FIND WHAT'S MISSING. What aren't games doing? What are games not allowed to do? What have we written off? What do we expect from a genre, an aesthetic, a scene? Get out of your scene. What else is out there? What is there room for? Who is allowed to make what? Who still isn't making something, even if they're allowed, and enabled? Can a girl with brown hair make a puzzle platformer?
TRY THE OPPOSITE. If everyone is petting the dog, don't pet the dog. If games are supposed to be fun, make one that isn't. If someone killed gameplay, bring it back to life. If everyone stops petting the dog, pet the dog. Try a new animal. A vegetable. A golf cart. Pet the golf cart. Fuck the golf cart. Make a game where golf carts are extinct and sex isn't real. You might like it.
DON'T ACQUIESCE TO MEMES. Relatability is a dead end. Ignore Redditisms. No more kill it with fire, no more heckin doggos. No more bisexuals sit funny, no more orange cats are stupid.

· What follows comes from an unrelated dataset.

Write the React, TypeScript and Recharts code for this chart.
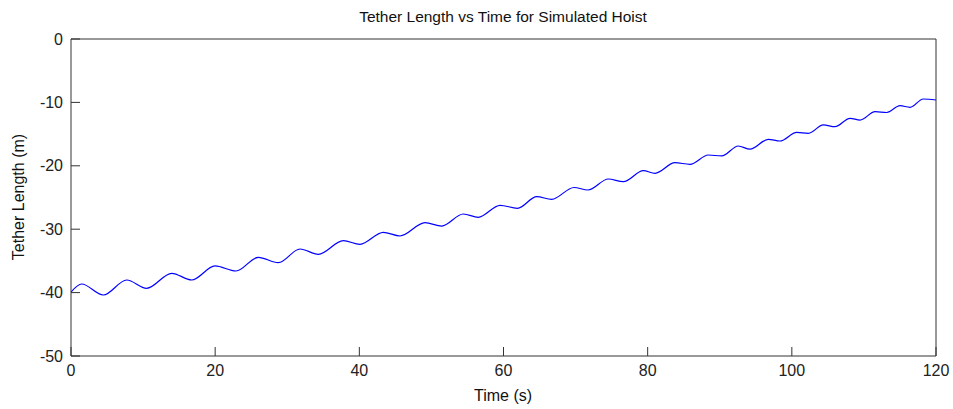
import React from 'react';
import { LineChart, Line, XAxis, YAxis } from 'recharts';

// Time (s) at the peaks/troughs of the tether-length trace
const timeS = [
  0, 1.48, 4.48, 7.73, 10.5, 13.97, 16.74, 19.98, 22.89, 25.98, 28.76, 31.77, 34.31,
  37.78, 40.09, 43.32, 45.64, 49.11, 51.43, 54.42, 56.5, 59.52, 61.94, 64.61, 66.69,
  69.78, 71.72, 74.54, 76.62, 79.4, 81.02, 83.79, 85.87, 88.41, 90.27, 92.57, 94.2,
  96.73, 98.36, 100.68, 102.29, 104.37, 105.99, 108.07, 109.46, 111.55, 113.17,
  115.01, 116.4, 118.24, 120,
];
// Tether length (m)
const lengthM = [
  -39.91, -38.64, -40.38, -38.01, -39.32, -36.96, -38.01, -35.8, -36.59, -34.43, -35.28,
  -33.12, -33.96, -31.81, -32.38, -30.49, -31.07, -28.97, -29.5, -27.6, -28.12, -26.23,
  -26.7, -24.87, -25.28, -23.42, -23.82, -22.08, -22.51, -20.77, -21.18, -19.51, -19.76,
  -18.3, -18.45, -16.88, -17.38, -15.82, -16.09, -14.72, -14.87, -13.56, -13.83, -12.51,
  -12.78, -11.47, -11.59, -10.52, -10.77, -9.46, -9.62,
];
const xTicks = [0, 20, 40, 60, 80, 100, 120];
const yTicks = [-50, -40, -30, -20, -10, 0];

const data = timeS.map((t, i) => ({ t, v: lengthM[i] }));

const FONT = '"Liberation Sans", Arial, sans-serif';
const AX = '#333333';
const tickStyle = { fill: '#222', fontSize: 16, fontFamily: FONT };

export default function App() {
  return (
    <div style={{ position: 'absolute', left: 0, top: 0, width: 953, height: 409, background: '#fff', fontFamily: FONT }}>
      <LineChart
        width={953}
        height={409}
        data={data}
        margin={{ top: 0, right: 0, bottom: 0, left: 0 }}
      >
        <XAxis
          xAxisId="b"
          dataKey="t"
          type="number"
          domain={[0, 120]}
          ticks={xTicks}
          height={53}
          tickSize={-9}
          tickMargin={18}
          stroke={AX}
          tick={tickStyle}
          interval={0}
          allowDataOverflow
        />
        <XAxis
          xAxisId="top"
          dataKey="t"
          type="number"
          orientation="top"
          domain={[0, 120]}
          ticks={xTicks}
          height={39}
          tickSize={-9}
          stroke={AX}
          tick={false}
          interval={0}
        />
        <YAxis
          yAxisId="l"
          type="number"
          domain={[-50, 0]}
          ticks={yTicks}
          width={71}
          tickSize={-9}
          tickMargin={17}
          stroke={AX}
          tick={tickStyle}
          interval={0}
        />
        <YAxis
          yAxisId="r"
          orientation="right"
          type="number"
          domain={[-50, 0]}
          ticks={yTicks}
          width={17}
          tickSize={-9}
          stroke={AX}
          tick={false}
          interval={0}
        />
        <Line
          xAxisId="b"
          yAxisId="l"
          dataKey="v"
          type="monotone"
          stroke="#0000ff"
          strokeWidth={1.2}
          dot={false}
          isAnimationActive={false}
        />
      </LineChart>
      <div style={{ position: 'absolute', left: 503, top: 17, transform: 'translate(-50%, -50%)', fontSize: 15.5, color: '#111', whiteSpace: 'nowrap' }}>
        Tether Length vs Time for Simulated Hoist
      </div>
      <div style={{ position: 'absolute', left: 503, top: 396, transform: 'translate(-50%, -50%)', fontSize: 16, color: '#111', whiteSpace: 'nowrap' }}>
        Time (s)
      </div>
      <div style={{ position: 'absolute', left: 19, top: 197, transform: 'translate(-50%, -50%) rotate(-90deg)', fontSize: 16, color: '#111', whiteSpace: 'nowrap' }}>
        Tether Length (m)
      </div>
    </div>
  );
}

No more pet the dog, no more kill gameplay, no more be gay and do crimes. These are not rules. These are just possibilities someone already found. Find something else possible.
MAKE STUFF FOR NO ONE. Mix a genre you love with a genre you hate. Try an aesthetic you loathe. Do it in earnest. Make a game that sucks. "Who could ever possibly like this?" Imagine that person. Forge an evil experiment. Punish your players’ expectations. Make something you regret.
SELL THE IMPOSSIBLE. Take it seriously. Don't make novelty the punchline. Sell your audience on the merits of the undiscovered. Commit to the bit. Treat the impossible as banal reality. Make the unusual usual. Stand up for your weird ideas. The things you believe are not a joke.
RECOMMENDED READING
- Other manifestos from Manifesto Jam 2026.
- I don't recommend this, but I have been looking on social media to see people talking about the jam, and you can find a lot of interesting dissenting opinions like, "I'm mad that people are reading your manifesto and not my blog post", "You can't call it a manifesto unless you get arrested by the police", and "How dare you exclude (topic that was explicitly allowed in the jam)". These opinions are great examples of limiting the possibility space.